Section 5.5 Profile: John Corning Oxtoby (1910-1991)
John C. Oxtoby was born on September 14, 1910, in Saginaw, Michigan, the son of William Henry and Ida Jane (Corning) Oxtoby. He received two degrees in mathematics from the University of California at Berkeley, an A.B. in 1933 and an M.A. the following year. He was the president of the Pi Mu Epsilon fraternity at Berkeley for two years, 1932-1934. During this time he delivered one talk each year to the honorary organization, the first titled “Number ratios” and the second “Dimensional analysis”. For the next two years Oxtoby enrolled in the graduate program at Harvard University, where he served as the secretary- treasurer of the Harvard Mathematical Club for 1935-1936.
Following graduation Oxtoby remained at Harvard for three years as a Junior Fellow in the Society of Fellows. He was in good company. Between 1933 and 1944, the ranks of junior fellows included the famed economist Paul Samuelson, the noted psychologist B. F. Skinner, and the mathematical logician W. V. Quine, as well as the mathematicians Garrett Birkhoff, Creighton Buck, Lynn Loomis, and Stanislaw Ulam. During this time Oxtoby and Ulam proved that almost every measure-preserving homeomorphism of any “regularly connected” polyhedron of dimension \(\ge 2\) is metrically transitive. As the authors noted in their joint paper in the July 1939 issue of the Annals, “the effect of the ergodic theorem was to replace the ergodic hypothesis (of Ehrenfest) by the hypothesis of metric transitivity (of G. D. Birkhoff)”. In reviewing this paper Garrett Birkhoff wrote, “This constituted a notable modern extension of the tradition of Lagrange, Laplace, Poincaré, and G. D. Birkhoff”.
Clearly Oxtoby was a brilliant research mathematician. He had published several papers by the time he left Harvard in 1939. Since holding a Junior Fellowship carried more prestige than writing a doctoral dissertation, Oxtoby, like the others mentioned above, never felt the need to obtain a doctorate. He accepted an assistant professorship at Bryn Mawr College in the fall of 1939, and remained there until he retired as professor emeritus 40 years later, in 1979, at age 68. Oxtoby served as the head of the department from 1948 until 1976. Imagine – 28 years! He was appointed to the College’s prestigious Class of 1897 Professorship for the last four years of his active career.

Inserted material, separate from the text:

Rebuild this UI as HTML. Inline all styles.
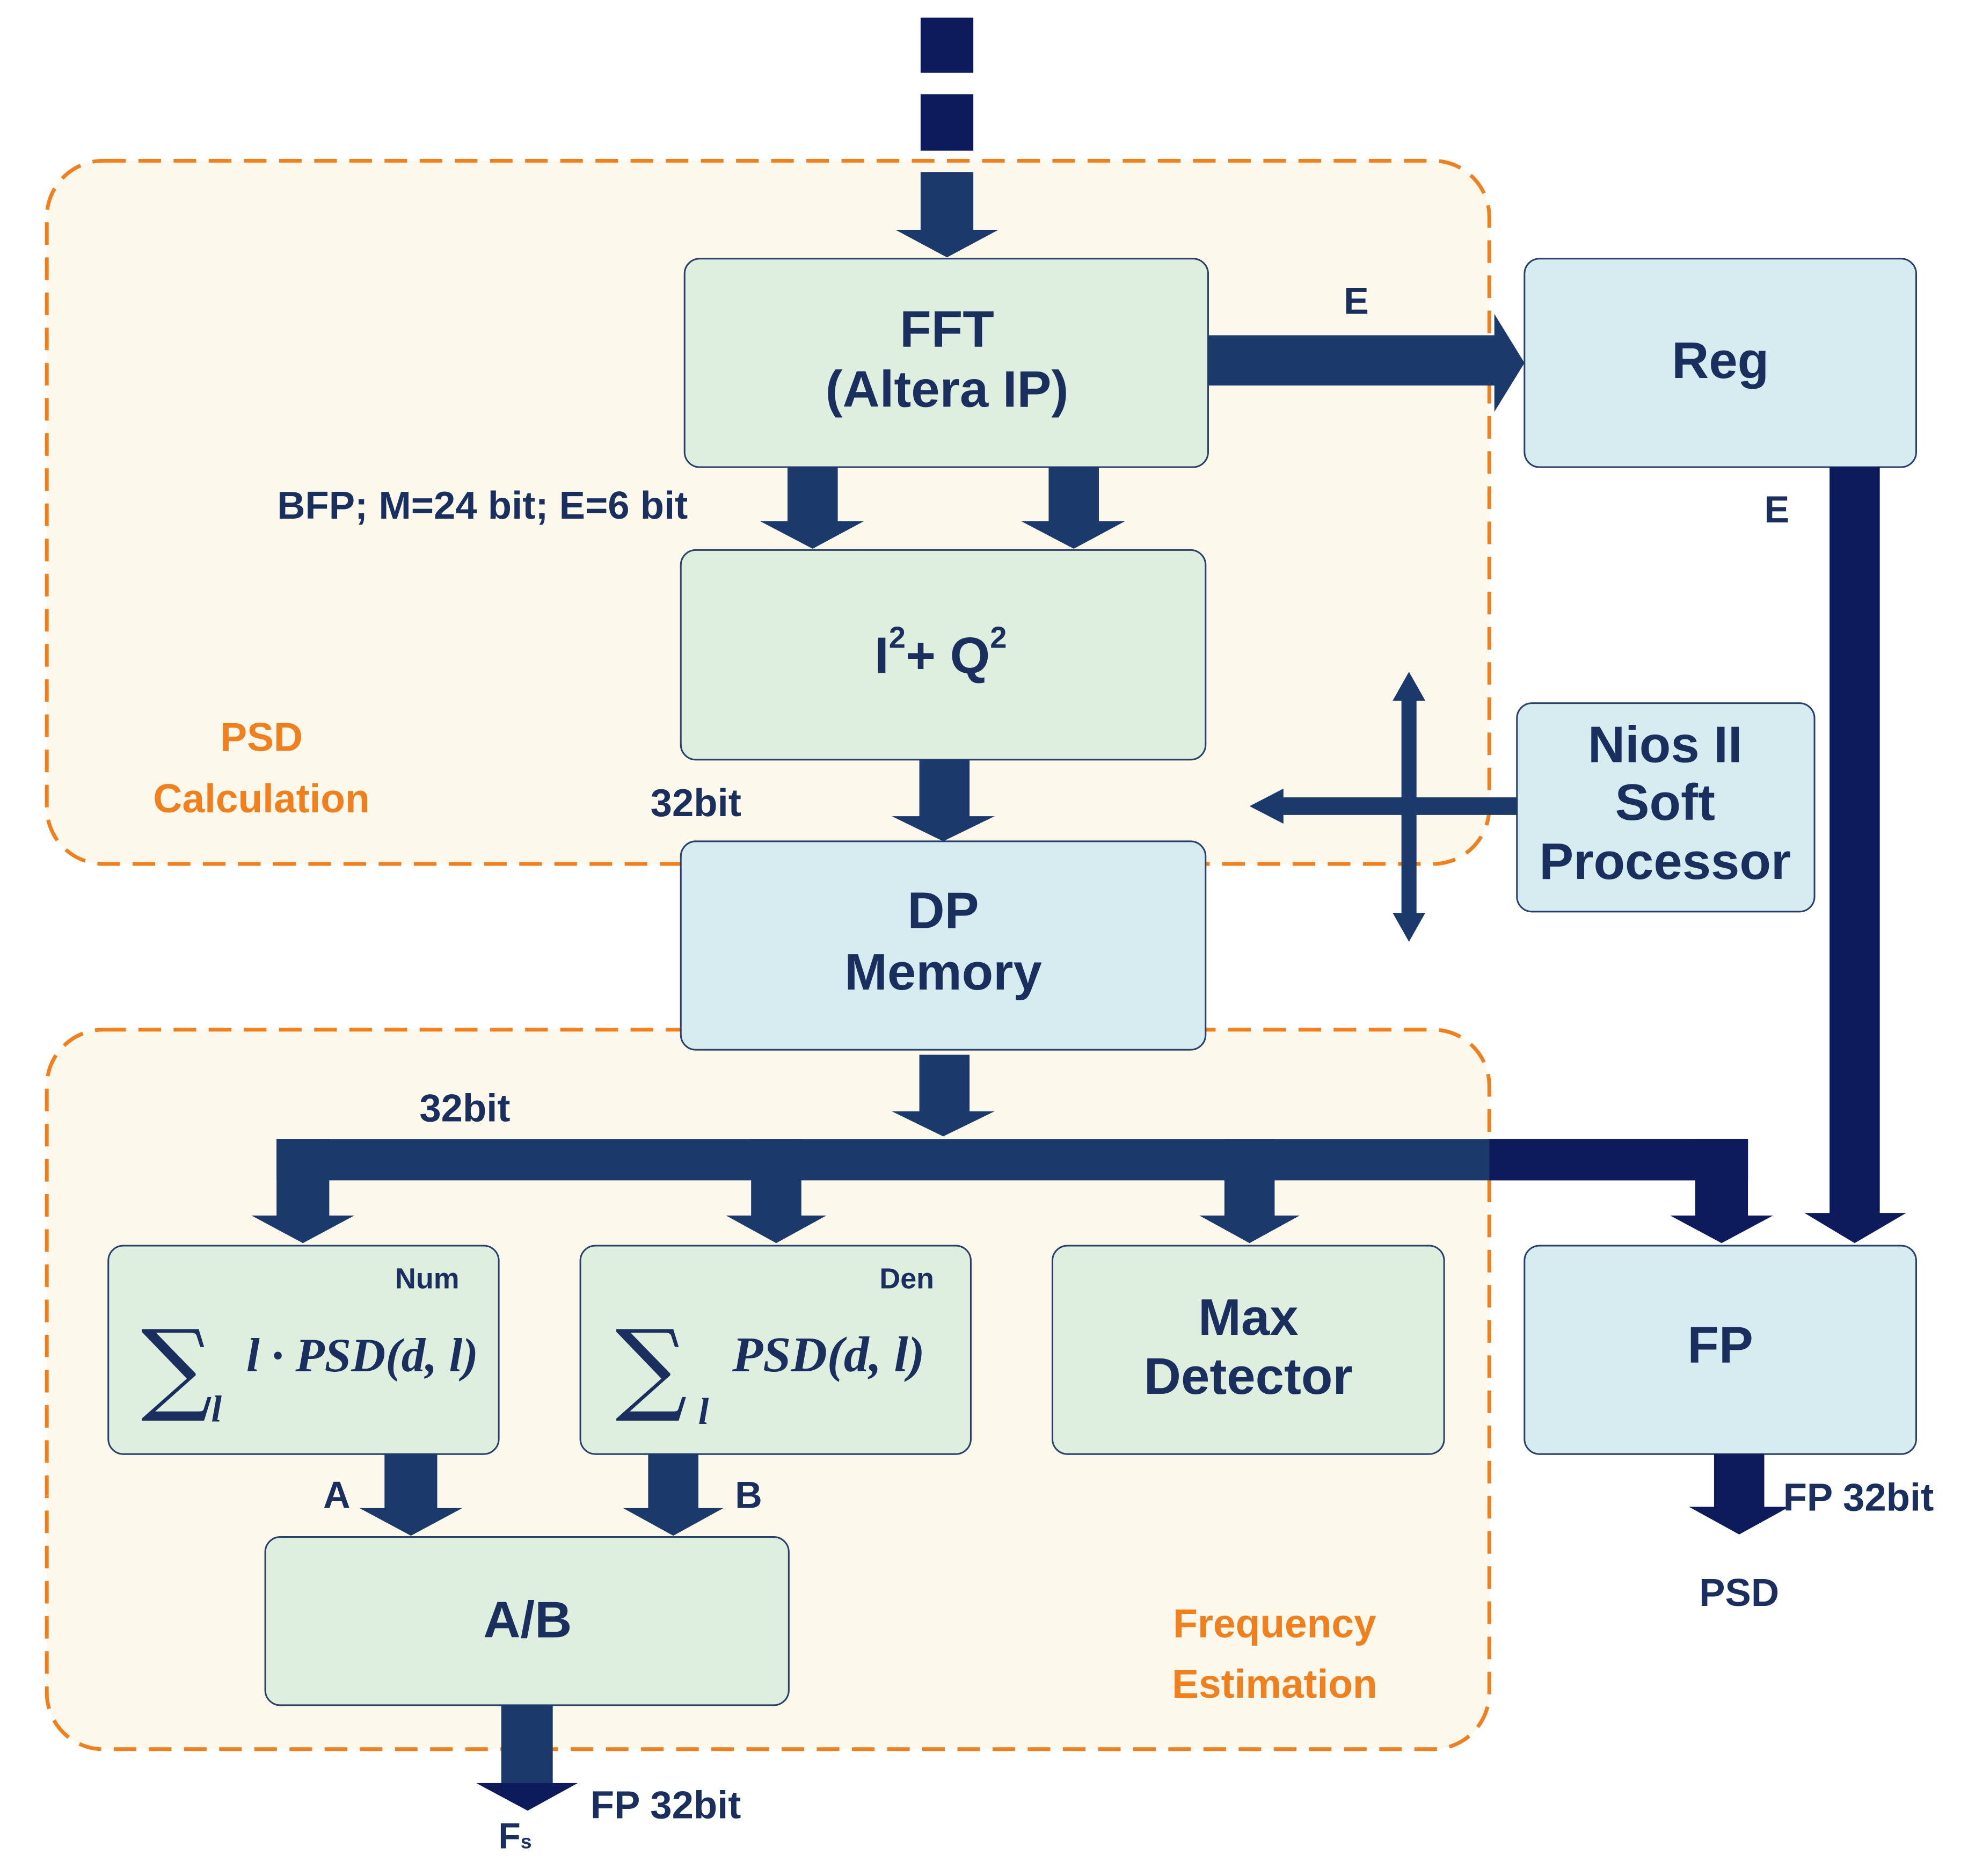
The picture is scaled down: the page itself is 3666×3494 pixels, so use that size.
<!DOCTYPE html>
<html><head><meta charset="utf-8"><style>
html,body{margin:0;padding:0;background:#fff;}
svg{display:block;}
text{font-family:"Liberation Sans",sans-serif;font-weight:bold;}
.t{fill:#1b2f5e;}
.o{fill:#f07f1e;}
</style></head><body>
<svg width="3666" height="3494" viewBox="0 0 1567 1494" xmlns="http://www.w3.org/2000/svg">
<rect width="1567" height="1494" fill="#fff"/>
<rect x="37" y="128" width="1149" height="560" rx="45" fill="#fdf8ec" stroke="#f07f1e" stroke-width="3" stroke-dasharray="18 10"/>
<rect x="37" y="820" width="1149" height="573" rx="45" fill="#fdf8ec" stroke="#f07f1e" stroke-width="3" stroke-dasharray="18 10"/>

<g fill="#0d1a5c">
<rect x="733" y="14" width="42" height="44"/>
<rect x="733" y="75" width="42" height="45"/>
</g>
<g fill="#1b3a6b">
<rect x="733" y="137" width="42" height="48"/>
<polygon points="713,183 795,183 754,205"/>
</g>

<g stroke="#2a3f6a" stroke-width="1.3">
<rect x="545" y="206" width="417" height="166" rx="12" fill="#deeedf"/>
<rect x="1214" y="206" width="312" height="166" rx="12" fill="#d6ecf0"/>
<rect x="542" y="438" width="418" height="167" rx="12" fill="#deeedf"/>
<rect x="542" y="670" width="418" height="166" rx="12" fill="#d6ecf0"/>
<rect x="1208" y="560" width="237" height="166" rx="12" fill="#d6ecf0"/>
<rect x="86" y="992" width="311" height="166" rx="12" fill="#deeedf"/>
<rect x="462" y="992" width="311" height="166" rx="12" fill="#deeedf"/>
<rect x="838" y="992" width="312" height="166" rx="12" fill="#deeedf"/>
<rect x="1214" y="992" width="312" height="166" rx="12" fill="#d6ecf0"/>
<rect x="211" y="1224" width="417" height="134" rx="12" fill="#deeedf"/>
</g>

<g fill="#1b3a6b">
<rect x="962" y="267" width="230" height="40"/>
<polygon points="1190,250 1214,289 1190,328"/>
<rect x="627" y="372" width="40" height="45"/><polygon points="605,415 688,415 647,437"/>
<rect x="835" y="372" width="40" height="45"/><polygon points="813,415 896,415 855,437"/>
<rect x="732" y="605" width="40" height="47"/><polygon points="710,650 792,650 751,670"/>
<rect x="732" y="840" width="40" height="47"/><polygon points="710,885 792,885 751,905"/>
<rect x="1020" y="635" width="188" height="14"/><polygon points="995,642 1022,628 1022,656"/>
<rect x="1116" y="555" width="12" height="175"/>
<polygon points="1122,535 1109,558 1135,558"/>
<polygon points="1122,750 1109,727 1135,727"/>
<rect x="220" y="907" width="1172" height="33"/>
<rect x="220" y="907" width="42" height="63"/><polygon points="200,968 282,968 241,990"/>
<rect x="598" y="907" width="40" height="63"/><polygon points="578,968 658,968 618,990"/>
<rect x="975" y="907" width="40" height="63"/><polygon points="955,968 1035,968 995,990"/>
<rect x="306" y="1158" width="42" height="45"/><polygon points="286,1201 368,1201 327,1223"/>
<rect x="516" y="1158" width="40" height="45"/><polygon points="496,1201 576,1201 536,1223"/>
<rect x="399" y="1358" width="41" height="64"/>
</g>
<g fill="#0d1a5c">
<rect x="1186" y="907" width="206" height="33"/>
<rect x="1350" y="907" width="42" height="63"/><polygon points="1330,968 1412,968 1371,990"/>
<rect x="1457" y="372" width="40" height="596"/><polygon points="1437,966 1518,966 1477,990"/>
<rect x="1365" y="1158" width="40" height="44"/><polygon points="1345,1200 1425,1200 1385,1222"/>
<polygon points="379,1420 460,1420 420,1442"/>
</g>

<g class="t" text-anchor="middle">
<text x="754" y="276" font-size="41">FFT</text>
<text x="754" y="324" font-size="41">(Altera IP)</text>
<text x="1370" y="301" font-size="41">Reg</text>
<text x="1080" y="250" font-size="30">E</text>
<text x="1415" y="416" font-size="30">E</text>
<text x="384" y="413" font-size="31">BFP; M=24 bit; E=6 bit</text>
<text x="749" y="536" font-size="41">I<tspan font-size="24" dy="-20">2</tspan><tspan dy="20">+ Q</tspan><tspan font-size="24" dy="-20">2</tspan></text>
<text x="554" y="650" font-size="31">32bit</text>
<text x="751" y="739" font-size="41">DP</text>
<text x="751" y="788" font-size="41">Memory</text>
<text x="1326" y="607" font-size="41">Nios II</text>
<text x="1326" y="653" font-size="41">Soft</text>
<text x="1326" y="700" font-size="41">Processor</text>
<text x="370" y="893" font-size="31">32bit</text>
<text x="340" y="1026" font-size="23">Num</text>
<text x="722" y="1026" font-size="23">Den</text>
<text x="994" y="1063" font-size="41">Max</text>
<text x="994" y="1110" font-size="41">Detector</text>
<text x="1370" y="1085" font-size="41">FP</text>
<text x="268" y="1201" font-size="30">A</text>
<text x="596" y="1201" font-size="30">B</text>
<text x="420" y="1304" font-size="41">A/B</text>
<text x="530" y="1448" font-size="31">FP 32bit</text>
<text x="1480" y="1203" font-size="31">FP 32bit</text>
<text x="1385" y="1279" font-size="31">PSD</text>
<text x="410" y="1472" font-size="29">F<tspan font-size="16">s</tspan></text>
</g>
<g class="o" text-anchor="middle">
<text x="208" y="598" font-size="32">PSD</text>
<text x="208" y="647" font-size="32">Calculation</text>
<text x="1015" y="1304" font-size="32">Frequency</text>
<text x="1015" y="1352" font-size="32">Estimation</text>
</g>
<g class="t">
<text x="112" y="1116" font-size="80" style="font-family:'DejaVu Serif',serif;font-weight:normal">∑</text>
<text x="168" y="1132" font-size="30" font-style="italic" style="font-family:'Liberation Serif',serif">l</text>
<text x="196" y="1092" font-size="38" font-style="italic" style="font-family:'Liberation Serif',serif">l · PSD(d, l)</text>
<text x="490" y="1116" font-size="80" style="font-family:'DejaVu Serif',serif;font-weight:normal">∑</text>
<text x="556" y="1134" font-size="30" font-style="italic" style="font-family:'Liberation Serif',serif">l</text>
<text x="583" y="1092" font-size="40" font-style="italic" style="font-family:'Liberation Serif',serif">PSD(d, l)</text>
</g>
</svg>
</body></html>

Known as an especially effective teacher, Oxtoby received a Lindback Award for Distinguished Teaching in 1978. Two years later, and only one year after retiring, he was awarded an honorary doctorate by Widener University. What is the connection between Widener and Bryn Mawr, except that both schools are located in the same general area of suburban Philadelphia? One of Oxtoby’s three Ph.D. students, Francisco Navarro-Bermudez, was chairman of the mathematics department at Widener at the time.
John Oxtoby served as chairman of the Philadelphia Section in 1955-1956. He had been even more active in sectional activities during the 1940s, being an invited speaker at the annual meetings three times (1940, 1943, and 1949) and serving on the Program Committee twice (1944 and 1947), chairing it in 1944. In addition he was the MAA’s Hedrick Lecturer in 1956. He is perhaps best known today for his small but influential book Measure and Category: A Survey of the Analogies between Topological and Measure Space.
Oxtoby married Jean Ann Shaffer in 1945. The couple had three children, one of whom, David William Oxtoby, is an author of the 1994 textbook Chemistry: Science of Change. John Oxtoby died on January 2, 1991. His widow still resides in Haverford, where the couple lived for most of their married life.